Drop every picture. Then return, exactly, the lines from the beginning of the listing below through the one containing "import pandas as pd".

-- Begin DATA EXTRACT --

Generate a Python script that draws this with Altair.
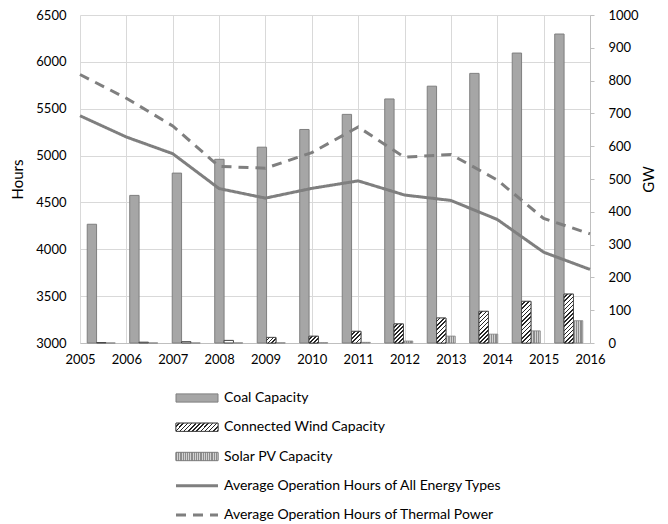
import math
import altair as alt
import pandas as pd

# ---------------- data ----------------
years = [2005, 2006, 2007, 2008, 2009, 2010, 2011, 2012, 2013, 2014, 2015, 2016]
coal_gw = [362, 450, 518, 560, 597, 651, 697, 744, 783, 822, 884, 942]
wind_gw = [1.2, 2.5, 4.0, 8.0, 17.0, 20.5, 35.5, 58.0, 76.0, 96.5, 127.0, 149.0]
solar_gw = [0.1, 0.1, 0.1, 0.3, 0.5, 0.8, 2.0, 6.0, 21.0, 27.0, 37.0, 68.0]
hours_all = [5425, 5198, 5020, 4648, 4546, 4650, 4730, 4579, 4521, 4318, 3969, 3785]
hours_thermal = [5865, 5612, 5316, 4885, 4865, 5031, 5305, 4982, 5012, 4739, 4329, 4165]

bar_series = ["Coal Capacity", "Connected Wind Capacity", "Solar PV Capacity"]
line_series = ["Average Operation Hours of All Energy Types",
               "Average Operation Hours of Thermal Power"]
hour_ticks = [3000, 3500, 4000, 4500, 5000, 5500, 6000, 6500]
gw_ticks = [0, 100, 200, 300, 400, 500, 600, 700, 800, 900, 1000]

# ---------------- styling ----------------
PLOT_W, PLOT_H = 510, 328
GW_MAX = 1000
FONT = "Lato"
GRAY = "#7f7f7f"
GRID = "#d9d9d9"
COAL_FILL = "#a6a6a6"
INNER, OUTER = 0.34, 0.17
BAR_W = PLOT_W / len(years) * (1 - INNER) / 3


def hatch(w, h, period=3.0, dark=0.38, ink="#262626"):
    """Diagonal '////' hatch as a linear gradient sized for a w x h box."""
    s = (w + h) / (w * w + h * h)
    a, b = w * s, h * s
    n = max(1, round((w + h) / math.sqrt(2) / period))
    stops = []
    for k in range(n):
        o0, o1, o2 = k / n, (k + 1 - dark) / n, (k + 1) / n
        stops += [alt.GradientStop(color="#ffffff", offset=o0),
                  alt.GradientStop(color="#ffffff", offset=o1),
                  alt.GradientStop(color=ink, offset=o1),
                  alt.GradientStop(color=ink, offset=min(o2, 1.0))]
    return alt.LinearGradient(gradient="linear", stops=stops, x1=0, y1=0, x2=a, y2=b)


def dots(w, period=2.2, base="#8c8c8c", light="#d2d2d2"):
    """Fine vertical texture approximating the dotted fill."""
    n = max(1, round(w / period))
    stops = []
    for k in range(n):
        o0, o1, o2 = k / n, (k + 0.55) / n, (k + 1) / n
        stops += [alt.GradientStop(color=base, offset=o0),
                  alt.GradientStop(color=base, offset=o1),
                  alt.GradientStop(color=light, offset=o1),
                  alt.GradientStop(color=light, offset=min(o2, 1.0))]
    return alt.LinearGradient(gradient="linear", stops=stops, x1=0, y1=0, x2=1, y2=0)


# ---------------- tables ----------------
bars = pd.DataFrame({
    "year": years * 2,
    "series": [bar_series[0]] * 12 + [bar_series[1]] * 12,
    "gw": coal_gw + wind_gw,
})
solar = pd.DataFrame({"year": years, "series": [bar_series[2]] * 12, "gw": solar_gw})
lines = pd.DataFrame({
    "year": years * 2,
    "series": [line_series[0]] * 12 + [line_series[1]] * 12,
    "hours": hours_all + hours_thermal,
})
legend = pd.DataFrame({
    "series": bar_series + line_series,
    "idx": [0, 1, 2, 3, 4],
})

fill_scale = alt.Scale(domain=bar_series, range=[COAL_FILL, "#ffffff", "#a0a0a0"])
stroke_scale = alt.Scale(domain=bar_series, range=[GRAY, "#404040", GRAY])
dash_scale = alt.Scale(domain=line_series, range=[[1, 0], [10, 7]])

x_band = alt.X("year:O", scale=alt.Scale(domain=years, paddingInner=INNER, paddingOuter=OUTER), axis=None)
x_off = alt.XOffset("series:N", scale=alt.Scale(domain=bar_series, paddingInner=0, paddingOuter=0))
gw_scale = alt.Scale(domain=[0, GW_MAX], nice=False, zero=True)

# ---------------- bars ----------------
bar_layer = alt.Chart(bars).mark_bar(strokeWidth=1).encode(
    x=x_band,
    xOffset=x_off,
    y=alt.Y("gw:Q", scale=gw_scale,
            axis=alt.Axis(orient="right", title="GW", values=gw_ticks, format="d", grid=False,
                          tickSize=4, tickColor="#bfbfbf", domainColor="#bfbfbf",
                          labelPadding=14, labelFont=FONT, labelFontSize=13,
                          labelColor="#000000", titleFont=FONT, titleFontSize=15,
                          titleFontWeight="normal", titleColor="#000000",
                          titleAngle=270, titlePadding=18)),
    fill=alt.Fill("series:N", scale=fill_scale, legend=None),
    stroke=alt.Stroke("series:N", scale=stroke_scale, legend=None),
)

solar_layer = alt.Chart(solar).mark_bar(fill=dots(BAR_W), stroke=GRAY, strokeWidth=0.8).encode(
    x=x_band, xOffset=x_off,
    y=alt.Y("gw:Q", scale=gw_scale, axis=None),
)

wind_layers = []
for yr, v in zip(years, wind_gw):
    h = v * PLOT_H / GW_MAX
    if h < 3:
        continue
    df = pd.DataFrame({"year": [yr], "series": [bar_series[1]], "gw": [v]})
    wind_layers.append(
        alt.Chart(df).mark_bar(fill=hatch(BAR_W, h), stroke="#404040", strokeWidth=0.8).encode(
            x=x_band, xOffset=x_off,
            y=alt.Y("gw:Q", scale=gw_scale, axis=None),
        )
    )

# ---------------- lines ----------------
line_layer = alt.Chart(lines).mark_line(strokeWidth=3, color=GRAY).encode(
    x=alt.X("year:O", scale=alt.Scale(domain=years, type="point", padding=0),
            axis=alt.Axis(orient="bottom", title=None, labelAngle=0, grid=True, gridColor=GRID,
                          ticks=False, tickSize=0, domainColor="#bfbfbf", labelPadding=10,
                          labelFont=FONT, labelFontSize=13, labelColor="#000000")),
    y=alt.Y("hours:Q", scale=alt.Scale(domain=[3000, 6500], nice=False, zero=False),
            axis=alt.Axis(orient="left", title="Hours", values=hour_ticks, format="d", grid=True,
                          gridColor=GRID, domain=False, ticks=False, tickSize=0,
                          labelPadding=14, labelFont=FONT, labelFontSize=13,
                          labelColor="#000000", titleFont=FONT, titleFontSize=15,
                          titleFontWeight="normal", titleColor="#000000", titlePadding=10)),
    strokeDash=alt.StrokeDash("series:N", scale=dash_scale, legend=None),
)

# ---------------- legend (drawn below the plot) ----------------
leg_y = alt.Scale(domain=[0, 4], range=[383, 500])
leg_rect = alt.Chart(legend).transform_filter(
    alt.FieldOneOfPredicate(field="series", oneOf=bar_series)
).transform_calculate(lo="datum.idx - 0.14", hi="datum.idx + 0.14").mark_rect(strokeWidth=1).encode(
    x=alt.value(96), x2=alt.value(138),
    y=alt.Y("lo:Q", scale=leg_y, axis=None), y2="hi:Q",
    fill=alt.Fill("series:N", scale=fill_scale, legend=None),
    stroke=alt.Stroke("series:N", scale=stroke_scale, legend=None),
)
leg_hatch = alt.Chart(legend).transform_filter(
    alt.FieldEqualPredicate(field="series", equal=bar_series[1])
).transform_calculate(lo="datum.idx - 0.14", hi="datum.idx + 0.14").mark_rect(
    fill=hatch(42, 8), stroke="#404040", strokeWidth=0.8
).encode(
    x=alt.value(96), x2=alt.value(138),
    y=alt.Y("lo:Q", scale=leg_y, axis=None), y2="hi:Q",
)
leg_dots = alt.Chart(legend).transform_filter(
    alt.FieldEqualPredicate(field="series", equal=bar_series[2])
).transform_calculate(lo="datum.idx - 0.14", hi="datum.idx + 0.14").mark_rect(
    fill=dots(42), stroke=GRAY, strokeWidth=0.8
).encode(
    x=alt.value(96), x2=alt.value(138),
    y=alt.Y("lo:Q", scale=leg_y, axis=None), y2="hi:Q",
)
leg_line = alt.Chart(legend).transform_filter(
    alt.FieldOneOfPredicate(field="series", oneOf=line_series)
).mark_rule(strokeWidth=3, color=GRAY).encode(
    x=alt.value(96), x2=alt.value(138),
    y=alt.Y("idx:Q", scale=leg_y, axis=None),
    strokeDash=alt.StrokeDash("series:N", scale=dash_scale, legend=None),
)
leg_text = alt.Chart(legend).mark_text(align="left", baseline="middle", font=FONT,
                                       fontSize=14, color="#000000").encode(
    x=alt.value(144),
    y=alt.Y("idx:Q", scale=leg_y, axis=None),
    text="series:N",
)

chart = alt.layer(
    bar_layer, solar_layer, *wind_layers, line_layer,
    leg_rect, leg_hatch, leg_dots, leg_line, leg_text
).resolve_scale(
    x="independent", y="independent"
).properties(
    width=PLOT_W, height=PLOT_H,
    padding={"left": 2, "top": 1, "right": 0, "bottom": 0},
).configure_view(stroke=None)

chart.save("out.html", embed_options={"renderer": "svg", "actions": False})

-- End DATA EXTRACT --

ANSWER IN FULL
Generate a Python script that draws this with Altair.
import math
import altair as alt
import pandas as pd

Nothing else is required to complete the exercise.